Goal of the exercise: Copy the listing verbatim, excluding any images found in it.

Collected data:
◆ ◆ ◆ ◆ ◆
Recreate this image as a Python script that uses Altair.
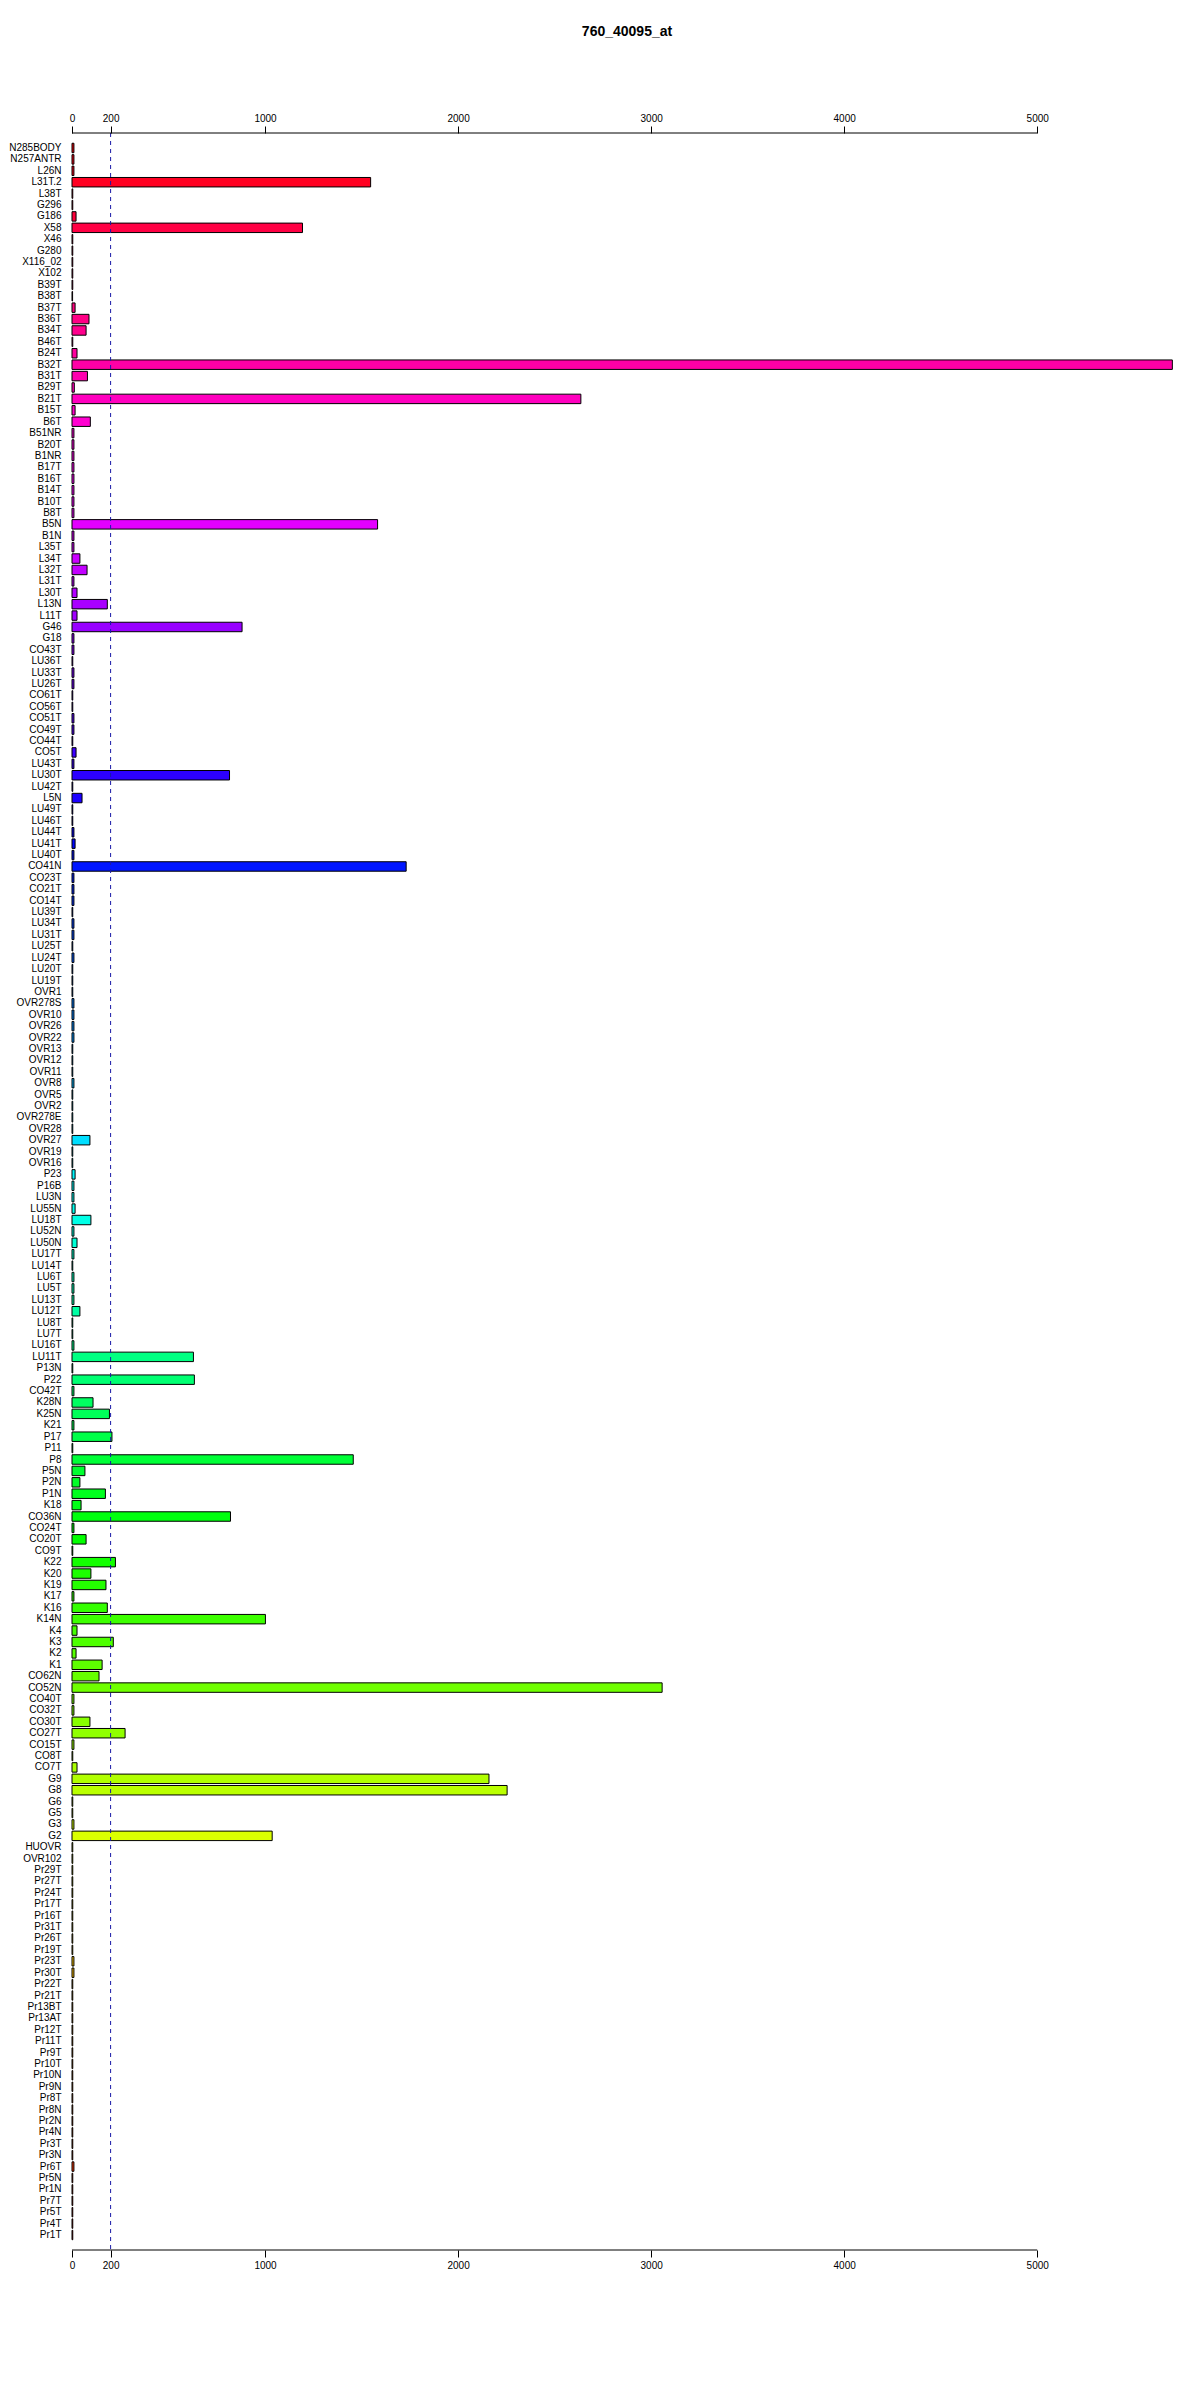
import altair as alt
import pandas as pd
import colorsys

categories = [
    "N285BODY", "N257ANTR", "L26N", "L31T.2", "L38T", "G296", "G186", "X58", "X46", "G280",
    "X116_02", "X102", "B39T", "B38T", "B37T", "B36T", "B34T", "B46T", "B24T", "B32T",
    "B31T", "B29T", "B21T", "B15T", "B6T", "B51NR", "B20T", "B1NR", "B17T", "B16T",
    "B14T", "B10T", "B8T", "B5N", "B1N", "L35T", "L34T", "L32T", "L31T", "L30T",
    "L13N", "L11T", "G46", "G18", "CO43T", "LU36T", "LU33T", "LU26T", "CO61T", "CO56T",
    "CO51T", "CO49T", "CO44T", "CO5T", "LU43T", "LU30T", "LU42T", "L5N", "LU49T", "LU46T",
    "LU44T", "LU41T", "LU40T", "CO41N", "CO23T", "CO21T", "CO14T", "LU39T", "LU34T", "LU31T",
    "LU25T", "LU24T", "LU20T", "LU19T", "OVR1", "OVR278S", "OVR10", "OVR26", "OVR22", "OVR13",
    "OVR12", "OVR11", "OVR8", "OVR5", "OVR2", "OVR278E", "OVR28", "OVR27", "OVR19", "OVR16",
    "P23", "P16B", "LU3N", "LU55N", "LU18T", "LU52N", "LU50N", "LU17T", "LU14T", "LU6T",
    "LU5T", "LU13T", "LU12T", "LU8T", "LU7T", "LU16T", "LU11T", "P13N", "P22", "CO42T",
    "K28N", "K25N", "K21", "P17", "P11", "P8", "P5N", "P2N", "P1N", "K18",
    "CO36N", "CO24T", "CO20T", "CO9T", "K22", "K20", "K19", "K17", "K16", "K14N",
    "K4", "K3", "K2", "K1", "CO62N", "CO52N", "CO40T", "CO32T", "CO30T", "CO27T",
    "CO15T", "CO8T", "CO7T", "G9", "G8", "G6", "G5", "G3", "G2", "HUOVR",
    "OVR102", "Pr29T", "Pr27T", "Pr24T", "Pr17T", "Pr16T", "Pr31T", "Pr26T", "Pr19T", "Pr23T",
    "Pr30T", "Pr22T", "Pr21T", "Pr13BT", "Pr13AT", "Pr12T", "Pr11T", "Pr9T", "Pr10T", "Pr10N",
    "Pr9N", "Pr8T", "Pr8N", "Pr2N", "Pr4N", "Pr3T", "Pr3N", "Pr6T", "Pr5N", "Pr1N",
    "Pr7T", "Pr5T", "Pr4T", "Pr1T",
]

values = [
    10, 10, 10, 1547, 4, 4, 21, 1194, 4, 4,
    4, 4, 4, 3, 16, 88, 73, 4, 26, 5700,
    80, 12, 2636, 16, 95, 10, 10, 10, 10, 10,
    10, 10, 10, 1583, 10, 10, 41, 78, 10, 26,
    183, 26, 881, 10, 10, 4, 10, 10, 4, 4,
    10, 10, 4, 21, 10, 816, 4, 52, 4, 4,
    10, 16, 10, 1731, 10, 10, 10, 4, 10, 10,
    4, 10, 4, 4, 4, 10, 10, 10, 10, 4,
    4, 4, 10, 4, 4, 4, 4, 93, 4, 4,
    16, 10, 10, 16, 98, 10, 26, 10, 4, 10,
    10, 10, 41, 4, 4, 10, 629, 4, 634, 10,
    109, 194, 10, 207, 4, 1457, 67, 41, 173, 47,
    821, 10, 73, 4, 225, 98, 176, 10, 183, 1002,
    26, 214, 21, 156, 140, 3057, 10, 10, 93, 275,
    10, 4, 26, 2160, 2254, 4, 4, 10, 1037, 4,
    4, 4, 4, 4, 4, 4, 4, 4, 4, 10,
    10, 4, 4, 4, 4, 4, 4, 4, 4, 4,
    4, 4, 4, 4, 4, 4, 4, 10, 4, 4,
    4, 4, 4, 4,
]

tick_values = [0, 200, 1000, 2000, 3000, 4000, 5000]
threshold = [200]
title_text = "760_40095_at"

n = len(categories)
colors = []
for i in range(n):
    h = (n - 1 - i) / n
    r, g, b = colorsys.hsv_to_rgb(h, 1.0, 1.0)
    colors.append("#%02x%02x%02x" % (round(r * 255), round(g * 255), round(b * 255)))

df = pd.DataFrame({"name": categories, "value": values})
one = pd.DataFrame({"dummy": [0]})

W = 1110
H = 2117
FONT = "Liberation Sans"
xscale = alt.Scale(domain=[0, 5750], nice=False, zero=True)


def x_axis(orient):
    return alt.Axis(
        orient=orient, values=tick_values, format="d", title=None, domain=False, grid=False,
        tickSize=7, tickColor="black", labelFontSize=10, labelPadding=3,
        labelFont=FONT, labelColor="black", labelFlush=False, labelOverlap=False,
    )


bars = alt.Chart(df).mark_bar(stroke="black", strokeWidth=1, opacity=1).encode(
    y=alt.Y(
        "name:N",
        sort=categories,
        scale=alt.Scale(paddingInner=0.17, paddingOuter=0.9),
        axis=alt.Axis(
            title=None, ticks=False, domain=False, labelFontSize=10,
            labelPadding=11, labelFont=FONT, labelColor="black",
        ),
    ),
    x=alt.X("value:Q", scale=xscale, axis=x_axis("top")),
    color=alt.Color("name:N", scale=alt.Scale(domain=categories, range=colors), legend=None),
)

dashed = alt.Chart(one).mark_rule(color="#1a1aa8", strokeDash=[4, 4], strokeWidth=1).encode(
    x=alt.X(datum=threshold[0], scale=xscale, axis=x_axis("bottom"))
)

top_line = alt.Chart(one).mark_rule(color="black", strokeWidth=1).encode(
    x=alt.X(datum=tick_values[0], scale=xscale, axis=None),
    x2=alt.X2(datum=tick_values[-1]),
    y=alt.value(0),
)
bottom_line = alt.Chart(one).mark_rule(color="black", strokeWidth=1).encode(
    x=alt.X(datum=tick_values[0], scale=xscale, axis=None),
    x2=alt.X2(datum=tick_values[-1]),
    y=alt.value(H),
)

chart = (
    alt.layer(bars, dashed, top_line, bottom_line)
    .resolve_axis(x="independent")
    .properties(
        width=W,
        height=H,
        padding={"left": 0, "top": 17, "right": 0, "bottom": 5},
        title=alt.TitleParams(
            title_text, fontSize=14, fontWeight="bold", font=FONT, anchor="middle",
            offset=74, color="black",
        ),
        background="white",
    )
    .configure_view(stroke=None)
)

chart.save("out.html", embed_options={"renderer": "svg", "actions": False})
◆ ◆ ◆ ◆ ◆
Problem solution:
Recreate this image as a Python script that uses Altair.
import altair as alt
import pandas as pd
import colorsys

categories = [
    "N285BODY", "N257ANTR", "L26N", "L31T.2", "L38T", "G296", "G186", "X58", "X46", "G280",
    "X116_02", "X102", "B39T", "B38T", "B37T", "B36T", "B34T", "B46T", "B24T", "B32T",
    "B31T", "B29T", "B21T", "B15T", "B6T", "B51NR", "B20T", "B1NR", "B17T", "B16T",
    "B14T", "B10T", "B8T", "B5N", "B1N", "L35T", "L34T", "L32T", "L31T", "L30T",
    "L13N", "L11T", "G46", "G18", "CO43T", "LU36T", "LU33T", "LU26T", "CO61T", "CO56T",
    "CO51T", "CO49T", "CO44T", "CO5T", "LU43T", "LU30T", "LU42T", "L5N", "LU49T", "LU46T",
    "LU44T", "LU41T", "LU40T", "CO41N", "CO23T", "CO21T", "CO14T", "LU39T", "LU34T", "LU31T",
    "LU25T", "LU24T", "LU20T", "LU19T", "OVR1", "OVR278S", "OVR10", "OVR26", "OVR22", "OVR13",
    "OVR12", "OVR11", "OVR8", "OVR5", "OVR2", "OVR278E", "OVR28", "OVR27", "OVR19", "OVR16",
    "P23", "P16B", "LU3N", "LU55N", "LU18T", "LU52N", "LU50N", "LU17T", "LU14T", "LU6T",
    "LU5T", "LU13T", "LU12T", "LU8T", "LU7T", "LU16T", "LU11T", "P13N", "P22", "CO42T",
    "K28N", "K25N", "K21", "P17", "P11", "P8", "P5N", "P2N", "P1N", "K18",
    "CO36N", "CO24T", "CO20T", "CO9T", "K22", "K20", "K19", "K17", "K16", "K14N",
    "K4", "K3", "K2", "K1", "CO62N", "CO52N", "CO40T", "CO32T", "CO30T", "CO27T",
    "CO15T", "CO8T", "CO7T", "G9", "G8", "G6", "G5", "G3", "G2", "HUOVR",
    "OVR102", "Pr29T", "Pr27T", "Pr24T", "Pr17T", "Pr16T", "Pr31T", "Pr26T", "Pr19T", "Pr23T",
    "Pr30T", "Pr22T", "Pr21T", "Pr13BT", "Pr13AT", "Pr12T", "Pr11T", "Pr9T", "Pr10T", "Pr10N",
    "Pr9N", "Pr8T", "Pr8N", "Pr2N", "Pr4N", "Pr3T", "Pr3N", "Pr6T", "Pr5N", "Pr1N",
    "Pr7T", "Pr5T", "Pr4T", "Pr1T",
]

values = [
    10, 10, 10, 1547, 4, 4, 21, 1194, 4, 4,
    4, 4, 4, 3, 16, 88, 73, 4, 26, 5700,
    80, 12, 2636, 16, 95, 10, 10, 10, 10, 10,
    10, 10, 10, 1583, 10, 10, 41, 78, 10, 26,
    183, 26, 881, 10, 10, 4, 10, 10, 4, 4,
    10, 10, 4, 21, 10, 816, 4, 52, 4, 4,
    10, 16, 10, 1731, 10, 10, 10, 4, 10, 10,
    4, 10, 4, 4, 4, 10, 10, 10, 10, 4,
    4, 4, 10, 4, 4, 4, 4, 93, 4, 4,
    16, 10, 10, 16, 98, 10, 26, 10, 4, 10,
    10, 10, 41, 4, 4, 10, 629, 4, 634, 10,
    109, 194, 10, 207, 4, 1457, 67, 41, 173, 47,
    821, 10, 73, 4, 225, 98, 176, 10, 183, 1002,
    26, 214, 21, 156, 140, 3057, 10, 10, 93, 275,
    10, 4, 26, 2160, 2254, 4, 4, 10, 1037, 4,
    4, 4, 4, 4, 4, 4, 4, 4, 4, 10,
    10, 4, 4, 4, 4, 4, 4, 4, 4, 4,
    4, 4, 4, 4, 4, 4, 4, 10, 4, 4,
    4, 4, 4, 4,
]

tick_values = [0, 200, 1000, 2000, 3000, 4000, 5000]
threshold = [200]
title_text = "760_40095_at"

n = len(categories)
colors = []
for i in range(n):
    h = (n - 1 - i) / n
    r, g, b = colorsys.hsv_to_rgb(h, 1.0, 1.0)
    colors.append("#%02x%02x%02x" % (round(r * 255), round(g * 255), round(b * 255)))

df = pd.DataFrame({"name": categories, "value": values})
one = pd.DataFrame({"dummy": [0]})

W = 1110
H = 2117
FONT = "Liberation Sans"
xscale = alt.Scale(domain=[0, 5750], nice=False, zero=True)


def x_axis(orient):
    return alt.Axis(
        orient=orient, values=tick_values, format="d", title=None, domain=False, grid=False,
        tickSize=7, tickColor="black", labelFontSize=10, labelPadding=3,
        labelFont=FONT, labelColor="black", labelFlush=False, labelOverlap=False,
    )


bars = alt.Chart(df).mark_bar(stroke="black", strokeWidth=1, opacity=1).encode(
    y=alt.Y(
        "name:N",
        sort=categories,
        scale=alt.Scale(paddingInner=0.17, paddingOuter=0.9),
        axis=alt.Axis(
            title=None, ticks=False, domain=False, labelFontSize=10,
            labelPadding=11, labelFont=FONT, labelColor="black",
        ),
    ),
    x=alt.X("value:Q", scale=xscale, axis=x_axis("top")),
    color=alt.Color("name:N", scale=alt.Scale(domain=categories, range=colors), legend=None),
)

dashed = alt.Chart(one).mark_rule(color="#1a1aa8", strokeDash=[4, 4], strokeWidth=1).encode(
    x=alt.X(datum=threshold[0], scale=xscale, axis=x_axis("bottom"))
)

top_line = alt.Chart(one).mark_rule(color="black", strokeWidth=1).encode(
    x=alt.X(datum=tick_values[0], scale=xscale, axis=None),
    x2=alt.X2(datum=tick_values[-1]),
    y=alt.value(0),
)
bottom_line = alt.Chart(one).mark_rule(color="black", strokeWidth=1).encode(
    x=alt.X(datum=tick_values[0], scale=xscale, axis=None),
    x2=alt.X2(datum=tick_values[-1]),
    y=alt.value(H),
)

chart = (
    alt.layer(bars, dashed, top_line, bottom_line)
    .resolve_axis(x="independent")
    .properties(
        width=W,
        height=H,
        padding={"left": 0, "top": 17, "right": 0, "bottom": 5},
        title=alt.TitleParams(
            title_text, fontSize=14, fontWeight="bold", font=FONT, anchor="middle",
            offset=74, color="black",
        ),
        background="white",
    )
    .configure_view(stroke=None)
)

chart.save("out.html", embed_options={"renderer": "svg", "actions": False})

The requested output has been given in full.